I just reviewed Witches! The Absolutely True Story of the Disaster in Salem by Rosalyn Schanzer (check out the review here). This is a fascinating look at the Salem Witch Trials, which becomes even more powerful due to its fantastic design and Schanzer’s amazing black, white, and red scratchboard illustrations. It feels like you are really opening the pages directly into history. I would totally add this to my list of books I love to booktalk, which also include The Apprenticeship of Lucas Whitaker, The Devil’s Arithmetic, and Jeremy Visick (it’s been awhile since I actually had to get up in front of a classroom full of kids, though). I understand it’s intimidating to do it, and I think it’s even more so when you have to booktalk  into a camera as a classroom assignment, so it’s not that I really want to pick on Heather Prince. But this is not how you get kids to pick up a book. You’ve got to give it some pizzazz.

 

Admittedly, it’s hard to project your charisma on YouTube (note how I’m not booktalking on video here– there are reasons for that). But this is the joy of book trailers.
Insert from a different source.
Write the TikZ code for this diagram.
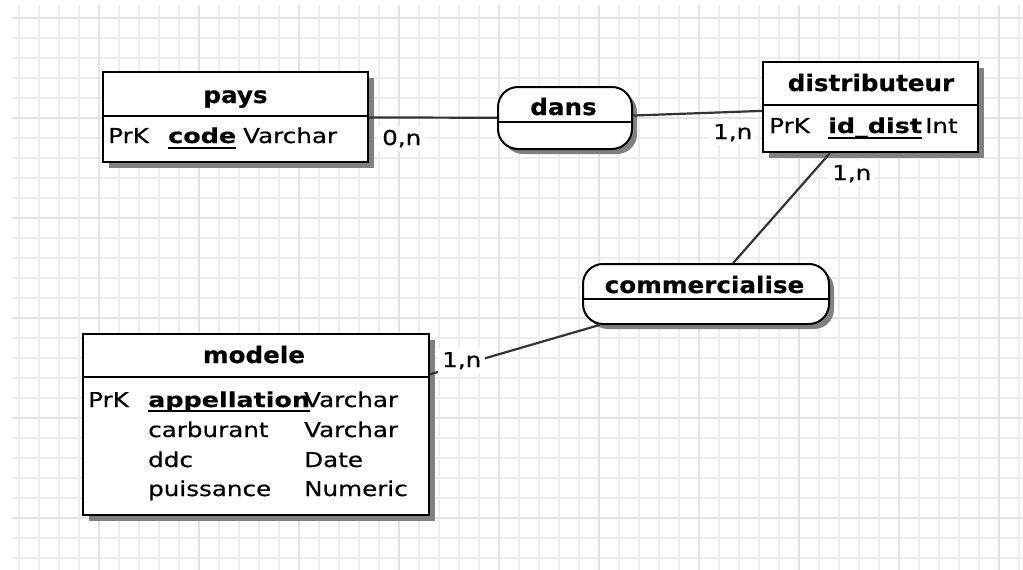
\documentclass[tikz,border=0pt]{standalone}
\usepackage{fontspec}
\setmainfont{DejaVu Sans}
\newfontfamily\bodyfont{DejaVu Sans}[FakeStretch=1.2, FakeBold=0.6]
\newfontfamily\keyfont{DejaVu Sans}[FakeStretch=1.24, BoldFeatures={FakeBold=0.4}]
\newfontfamily\headfont{DejaVu Sans}[FakeStretch=1.08, BoldFeatures={FakeBold=0.4}]
\usetikzlibrary{shadows}

\begin{document}
\begin{tikzpicture}[x=1pt,y=-1pt,
  gridminor/.style={draw=black!7, line width=2pt},
  gridmajor/.style={draw=black!11, line width=2pt},
  ent/.style={draw=black, line width=2pt, fill=white, inner sep=0pt,
    drop shadow={shadow xshift=6pt, shadow yshift=-6pt, fill=black!50, opacity=1}},
  rel/.style={draw=black, line width=2pt, fill=white, inner sep=0pt, rounded corners=20pt,
    drop shadow={shadow xshift=5pt, shadow yshift=-5pt, fill=black!50, opacity=1}},
  sepline/.style={draw=black, line width=2pt},
  title/.style={inner sep=0pt, anchor=base, font=\headfont\bfseries\fontsize{22.8}{26}\selectfont},
  attr/.style={inner sep=0pt, anchor=base west, font=\bodyfont\fontsize{20.5}{24}\selectfont},
  keyattr/.style={inner sep=0pt, anchor=base west, font=\keyfont\bfseries\fontsize{20.5}{24}\selectfont},
  uline/.style={draw=black, line width=2pt},
  link/.style={draw=black!80, line width=2.2pt},
  card/.style={fill=white, inner xsep=4pt, inner ysep=4pt, anchor=base west,
    font=\bodyfont\fontsize{20.5}{24}\selectfont}
]
% canvas
\useasboundingbox (0,0) rectangle (1023,570);
\fill[white] (0,0) rectangle (1023,570);

% background grid: minor lines every 20, heavier lines every 100
\foreach \k in {0,...,27} {
  \pgfmathsetmacro\yy{17.5+20*\k}
  \draw[gridminor] (12,\yy) -- (1023,\yy);
}
\foreach \k in {0,...,50} {
  \pgfmathsetmacro\xx{18.5+20*\k}
  \draw[gridminor] (\xx,5) -- (\xx,570);
}
\foreach \yy in {17.5,117.5,...,517.5}
  \draw[gridmajor] (12,\yy) -- (1023,\yy);
\foreach \xx in {98.5,198.5,...,998.5}
  \draw[gridmajor] (\xx,5) -- (\xx,570);

% entities
\node[ent, minimum width=265pt, minimum height=90pt] (pays) at (235.5,117) {};
\draw[sepline] ([yshift=-45pt]pays.north west) -- ([yshift=-45pt]pays.north east);
\node[title] (pays-t) at (235.5,103) {pays};
\node[attr] (pays-k) at (108,143) {PrK};
\node[keyattr] (pays-code) at (168,143) {code};
\node[attr] (pays-ty) at (243,143) {Varchar};
\draw[uline] ([yshift=-4.5pt]pays-code.base west) -- ([yshift=-4.5pt]pays-code.base east);

\node[ent, minimum width=215pt, minimum height=90pt] (dist) at (870.5,107) {};
\draw[sepline] ([yshift=-44pt]dist.north west) -- ([yshift=-44pt]dist.north east);
\node[title] (dist-t) at (871,91) {distributeur};
\node[attr] (dist-k) at (769,133) {PrK};
\node[keyattr] (dist-id) at (828,133) {id\_dist};
\node[attr] (dist-ty) at (925,133) {Int};
\draw[uline] ([yshift=-4.5pt]dist-id.base west) -- ([yshift=-4.5pt]dist-id.base east);

\node[ent, minimum width=346pt, minimum height=181pt] (modele) at (256,424.5) {};
\draw[sepline] ([yshift=-44pt]modele.north west) -- ([yshift=-44pt]modele.north east);
\node[title] (modele-t) at (254,363) {modele};
\node[attr] (modele-k) at (88,407) {PrK};
\node[keyattr] (modele-a1) at (148,407) {appellation};
\node[attr] (modele-t1) at (304,407) {Varchar};
\node[attr] (modele-a2) at (148,437) {carburant};
\node[attr] (modele-t2) at (304,437) {Varchar};
\node[attr] (modele-a3) at (148,467) {ddc};
\node[attr] (modele-t3) at (304,467) {Date};
\node[attr] (modele-a4) at (148,496) {puissance};
\node[attr] (modele-t4) at (304,496) {Numeric};
\draw[uline] ([yshift=-3.5pt]modele-a1.base west) -- ([yshift=-3.5pt]modele-a1.base east);

% associations
\node[rel, minimum width=134pt, minimum height=62pt] (dans) at (565,118) {};
\draw[sepline] ([yshift=-36pt]dans.north west) -- ([yshift=-36pt]dans.north east);
\node[title] (dans-t) at (563.5,115) {dans};

\node[rel, minimum width=246pt, minimum height=60pt] (comm) at (706,294) {};
\draw[sepline] ([yshift=-36pt]comm.north west) -- ([yshift=-36pt]comm.north east);
\node[title] (comm-t) at (704.5,293) {commercialise};

% links
\draw[link] (pays) -- (dans);
\draw[link] (dans) -- (dist);
\draw[link] (dist) -- (comm);
\draw[link] (comm) -- (modele);

% cardinalities
\node[card] (card-pays) at (378,145) {0,n};
\node[card] (card-dist1) at (709,139) {1,n};
\node[card] (card-dist2) at (828,180) {1,n};
\node[card] (card-modele) at (438,367) {1,n};
\end{tikzpicture}
\end{document}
They’re not as simple to put together as a booktalk, but when done right… wow.  And Destiny, here, has done it right. If you like horror movies, she will have you hooked, but there’s more than flash going on here too. I think she liked the book, don’t you?

 

 

I LOVE this trailer, though. This is one that the author and illustrator of the book did, and it showcases the kind of craft that she put into the book. You can see one of her illustrations literally take on a life of its own.

 

Obviously she has the advantage of being the author and illustrator, but who better to hook you into finding out what comes next? Too bad it’s not possible to always get the author in to share the magic, but the glory of the Internet is that you still can find some pretty wonderful stuff.

But, even with great resources like this available, you’ve still gotta show them you, yourself, love it.  And that is why you should read Witches! yourself, and if you are as impressed with it as much as I am, tell everyone about it. And you will get them to check it out.